● **The task**: Restate the entire listing word for word.

- - - - -

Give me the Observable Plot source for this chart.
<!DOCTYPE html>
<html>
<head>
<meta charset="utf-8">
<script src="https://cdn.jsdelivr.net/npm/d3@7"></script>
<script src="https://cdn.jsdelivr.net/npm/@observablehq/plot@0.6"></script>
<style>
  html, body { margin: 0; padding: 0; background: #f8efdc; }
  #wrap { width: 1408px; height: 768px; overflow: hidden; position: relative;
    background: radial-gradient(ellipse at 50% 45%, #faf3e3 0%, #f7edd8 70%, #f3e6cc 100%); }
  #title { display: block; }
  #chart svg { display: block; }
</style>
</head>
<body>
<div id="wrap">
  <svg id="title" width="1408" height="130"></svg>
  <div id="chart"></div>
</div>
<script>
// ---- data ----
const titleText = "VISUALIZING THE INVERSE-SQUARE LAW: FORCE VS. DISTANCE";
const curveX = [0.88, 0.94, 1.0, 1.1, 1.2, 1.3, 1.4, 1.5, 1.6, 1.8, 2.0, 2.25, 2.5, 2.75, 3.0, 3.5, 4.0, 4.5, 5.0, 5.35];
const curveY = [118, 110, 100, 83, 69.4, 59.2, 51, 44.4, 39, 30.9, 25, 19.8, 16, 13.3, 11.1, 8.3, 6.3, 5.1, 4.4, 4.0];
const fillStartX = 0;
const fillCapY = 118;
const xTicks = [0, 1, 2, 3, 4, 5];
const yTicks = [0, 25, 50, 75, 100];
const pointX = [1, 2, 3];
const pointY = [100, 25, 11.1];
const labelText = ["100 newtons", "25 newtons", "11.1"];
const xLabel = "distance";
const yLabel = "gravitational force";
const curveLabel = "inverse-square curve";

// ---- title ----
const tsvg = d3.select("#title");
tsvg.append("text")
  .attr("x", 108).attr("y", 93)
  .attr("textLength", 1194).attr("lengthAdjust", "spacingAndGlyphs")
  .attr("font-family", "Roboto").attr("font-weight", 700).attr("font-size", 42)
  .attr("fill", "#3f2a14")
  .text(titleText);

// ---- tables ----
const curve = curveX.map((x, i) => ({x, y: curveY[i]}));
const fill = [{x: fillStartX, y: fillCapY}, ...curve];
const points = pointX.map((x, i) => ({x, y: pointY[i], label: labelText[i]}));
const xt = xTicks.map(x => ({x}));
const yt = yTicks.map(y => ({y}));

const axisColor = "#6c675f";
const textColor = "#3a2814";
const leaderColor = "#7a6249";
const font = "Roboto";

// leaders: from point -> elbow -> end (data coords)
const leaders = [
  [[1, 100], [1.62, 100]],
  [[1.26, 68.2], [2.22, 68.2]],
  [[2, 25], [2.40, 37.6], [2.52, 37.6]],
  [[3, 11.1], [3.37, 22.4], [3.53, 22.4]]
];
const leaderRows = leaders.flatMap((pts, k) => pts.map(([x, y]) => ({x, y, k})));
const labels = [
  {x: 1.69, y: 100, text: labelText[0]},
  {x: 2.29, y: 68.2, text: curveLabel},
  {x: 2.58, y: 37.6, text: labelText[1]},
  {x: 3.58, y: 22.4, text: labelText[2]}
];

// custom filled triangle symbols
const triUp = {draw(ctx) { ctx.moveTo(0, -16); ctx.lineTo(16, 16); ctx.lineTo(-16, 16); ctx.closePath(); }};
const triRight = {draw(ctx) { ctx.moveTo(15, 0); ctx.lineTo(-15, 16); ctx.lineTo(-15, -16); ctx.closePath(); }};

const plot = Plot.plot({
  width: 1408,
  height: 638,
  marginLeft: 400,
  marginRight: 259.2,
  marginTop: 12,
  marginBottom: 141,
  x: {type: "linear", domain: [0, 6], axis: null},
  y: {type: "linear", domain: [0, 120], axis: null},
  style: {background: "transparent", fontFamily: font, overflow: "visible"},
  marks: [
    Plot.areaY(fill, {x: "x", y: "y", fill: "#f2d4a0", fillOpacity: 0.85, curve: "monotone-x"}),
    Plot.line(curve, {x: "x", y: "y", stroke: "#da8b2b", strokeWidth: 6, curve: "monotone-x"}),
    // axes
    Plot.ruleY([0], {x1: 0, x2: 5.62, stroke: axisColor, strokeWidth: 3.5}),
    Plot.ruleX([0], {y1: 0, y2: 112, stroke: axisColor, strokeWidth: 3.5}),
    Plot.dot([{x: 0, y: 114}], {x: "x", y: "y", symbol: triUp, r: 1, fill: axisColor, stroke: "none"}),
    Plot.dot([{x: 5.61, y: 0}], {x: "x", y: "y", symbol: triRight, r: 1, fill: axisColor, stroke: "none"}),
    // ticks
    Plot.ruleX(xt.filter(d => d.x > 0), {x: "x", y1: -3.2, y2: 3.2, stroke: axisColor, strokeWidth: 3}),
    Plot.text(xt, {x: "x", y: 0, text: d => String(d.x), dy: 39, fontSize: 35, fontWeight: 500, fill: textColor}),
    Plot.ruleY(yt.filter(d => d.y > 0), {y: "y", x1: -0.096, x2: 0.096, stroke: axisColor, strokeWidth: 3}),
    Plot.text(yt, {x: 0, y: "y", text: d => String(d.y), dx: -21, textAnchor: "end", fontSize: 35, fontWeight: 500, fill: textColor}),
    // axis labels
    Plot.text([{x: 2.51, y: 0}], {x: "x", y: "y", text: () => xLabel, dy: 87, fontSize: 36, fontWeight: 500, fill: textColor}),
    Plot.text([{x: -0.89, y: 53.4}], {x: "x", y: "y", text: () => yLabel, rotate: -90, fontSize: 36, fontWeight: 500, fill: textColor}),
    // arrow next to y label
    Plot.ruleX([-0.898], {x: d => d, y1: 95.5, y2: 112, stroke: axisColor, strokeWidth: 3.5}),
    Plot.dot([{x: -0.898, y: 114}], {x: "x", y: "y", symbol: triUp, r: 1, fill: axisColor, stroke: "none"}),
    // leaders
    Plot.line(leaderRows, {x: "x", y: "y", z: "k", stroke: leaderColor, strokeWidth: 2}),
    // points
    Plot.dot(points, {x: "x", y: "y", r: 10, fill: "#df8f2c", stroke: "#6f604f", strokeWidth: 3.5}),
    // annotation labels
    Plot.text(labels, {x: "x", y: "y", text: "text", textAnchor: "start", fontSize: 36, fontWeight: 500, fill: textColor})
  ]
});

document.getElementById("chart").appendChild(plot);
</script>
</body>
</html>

- - - - -

● **Written response**:
Give me the Observable Plot source for this chart.
<!DOCTYPE html>
<html>
<head>
<meta charset="utf-8">
<script src="https://cdn.jsdelivr.net/npm/d3@7"></script>
<script src="https://cdn.jsdelivr.net/npm/@observablehq/plot@0.6"></script>
<style>
  html, body { margin: 0; padding: 0; background: #f8efdc; }
  #wrap { width: 1408px; height: 768px; overflow: hidden; position: relative;
    background: radial-gradient(ellipse at 50% 45%, #faf3e3 0%, #f7edd8 70%, #f3e6cc 100%); }
  #title { display: block; }
  #chart svg { display: block; }
</style>
</head>
<body>
<div id="wrap">
  <svg id="title" width="1408" height="130"></svg>
  <div id="chart"></div>
</div>
<script>
// ---- data ----
const titleText = "VISUALIZING THE INVERSE-SQUARE LAW: FORCE VS. DISTANCE";
const curveX = [0.88, 0.94, 1.0, 1.1, 1.2, 1.3, 1.4, 1.5, 1.6, 1.8, 2.0, 2.25, 2.5, 2.75, 3.0, 3.5, 4.0, 4.5, 5.0, 5.35];
const curveY = [118, 110, 100, 83, 69.4, 59.2, 51, 44.4, 39, 30.9, 25, 19.8, 16, 13.3, 11.1, 8.3, 6.3, 5.1, 4.4, 4.0];
const fillStartX = 0;
const fillCapY = 118;
const xTicks = [0, 1, 2, 3, 4, 5];
const yTicks = [0, 25, 50, 75, 100];
const pointX = [1, 2, 3];
const pointY = [100, 25, 11.1];
const labelText = ["100 newtons", "25 newtons", "11.1"];
const xLabel = "distance";
const yLabel = "gravitational force";
const curveLabel = "inverse-square curve";

// ---- title ----
const tsvg = d3.select("#title");
tsvg.append("text")
  .attr("x", 108).attr("y", 93)
  .attr("textLength", 1194).attr("lengthAdjust", "spacingAndGlyphs")
  .attr("font-family", "Roboto").attr("font-weight", 700).attr("font-size", 42)
  .attr("fill", "#3f2a14")
  .text(titleText);

// ---- tables ----
const curve = curveX.map((x, i) => ({x, y: curveY[i]}));
const fill = [{x: fillStartX, y: fillCapY}, ...curve];
const points = pointX.map((x, i) => ({x, y: pointY[i], label: labelText[i]}));
const xt = xTicks.map(x => ({x}));
const yt = yTicks.map(y => ({y}));

const axisColor = "#6c675f";
const textColor = "#3a2814";
const leaderColor = "#7a6249";
const font = "Roboto";

// leaders: from point -> elbow -> end (data coords)
const leaders = [
  [[1, 100], [1.62, 100]],
  [[1.26, 68.2], [2.22, 68.2]],
  [[2, 25], [2.40, 37.6], [2.52, 37.6]],
  [[3, 11.1], [3.37, 22.4], [3.53, 22.4]]
];
const leaderRows = leaders.flatMap((pts, k) => pts.map(([x, y]) => ({x, y, k})));
const labels = [
  {x: 1.69, y: 100, text: labelText[0]},
  {x: 2.29, y: 68.2, text: curveLabel},
  {x: 2.58, y: 37.6, text: labelText[1]},
  {x: 3.58, y: 22.4, text: labelText[2]}
];

// custom filled triangle symbols
const triUp = {draw(ctx) { ctx.moveTo(0, -16); ctx.lineTo(16, 16); ctx.lineTo(-16, 16); ctx.closePath(); }};
const triRight = {draw(ctx) { ctx.moveTo(15, 0); ctx.lineTo(-15, 16); ctx.lineTo(-15, -16); ctx.closePath(); }};

const plot = Plot.plot({
  width: 1408,
  height: 638,
  marginLeft: 400,
  marginRight: 259.2,
  marginTop: 12,
  marginBottom: 141,
  x: {type: "linear", domain: [0, 6], axis: null},
  y: {type: "linear", domain: [0, 120], axis: null},
  style: {background: "transparent", fontFamily: font, overflow: "visible"},
  marks: [
    Plot.areaY(fill, {x: "x", y: "y", fill: "#f2d4a0", fillOpacity: 0.85, curve: "monotone-x"}),
    Plot.line(curve, {x: "x", y: "y", stroke: "#da8b2b", strokeWidth: 6, curve: "monotone-x"}),
    // axes
    Plot.ruleY([0], {x1: 0, x2: 5.62, stroke: axisColor, strokeWidth: 3.5}),
    Plot.ruleX([0], {y1: 0, y2: 112, stroke: axisColor, strokeWidth: 3.5}),
    Plot.dot([{x: 0, y: 114}], {x: "x", y: "y", symbol: triUp, r: 1, fill: axisColor, stroke: "none"}),
    Plot.dot([{x: 5.61, y: 0}], {x: "x", y: "y", symbol: triRight, r: 1, fill: axisColor, stroke: "none"}),
    // ticks
    Plot.ruleX(xt.filter(d => d.x > 0), {x: "x", y1: -3.2, y2: 3.2, stroke: axisColor, strokeWidth: 3}),
    Plot.text(xt, {x: "x", y: 0, text: d => String(d.x), dy: 39, fontSize: 35, fontWeight: 500, fill: textColor}),
    Plot.ruleY(yt.filter(d => d.y > 0), {y: "y", x1: -0.096, x2: 0.096, stroke: axisColor, strokeWidth: 3}),
    Plot.text(yt, {x: 0, y: "y", text: d => String(d.y), dx: -21, textAnchor: "end", fontSize: 35, fontWeight: 500, fill: textColor}),
    // axis labels
    Plot.text([{x: 2.51, y: 0}], {x: "x", y: "y", text: () => xLabel, dy: 87, fontSize: 36, fontWeight: 500, fill: textColor}),
    Plot.text([{x: -0.89, y: 53.4}], {x: "x", y: "y", text: () => yLabel, rotate: -90, fontSize: 36, fontWeight: 500, fill: textColor}),
    // arrow next to y label
    Plot.ruleX([-0.898], {x: d => d, y1: 95.5, y2: 112, stroke: axisColor, strokeWidth: 3.5}),
    Plot.dot([{x: -0.898, y: 114}], {x: "x", y: "y", symbol: triUp, r: 1, fill: axisColor, stroke: "none"}),
    // leaders
    Plot.line(leaderRows, {x: "x", y: "y", z: "k", stroke: leaderColor, strokeWidth: 2}),
    // points
    Plot.dot(points, {x: "x", y: "y", r: 10, fill: "#df8f2c", stroke: "#6f604f", strokeWidth: 3.5}),
    // annotation labels
    Plot.text(labels, {x: "x", y: "y", text: "text", textAnchor: "start", fontSize: 36, fontWeight: 500, fill: textColor})
  ]
});

document.getElementById("chart").appendChild(plot);
</script>
</body>
</html>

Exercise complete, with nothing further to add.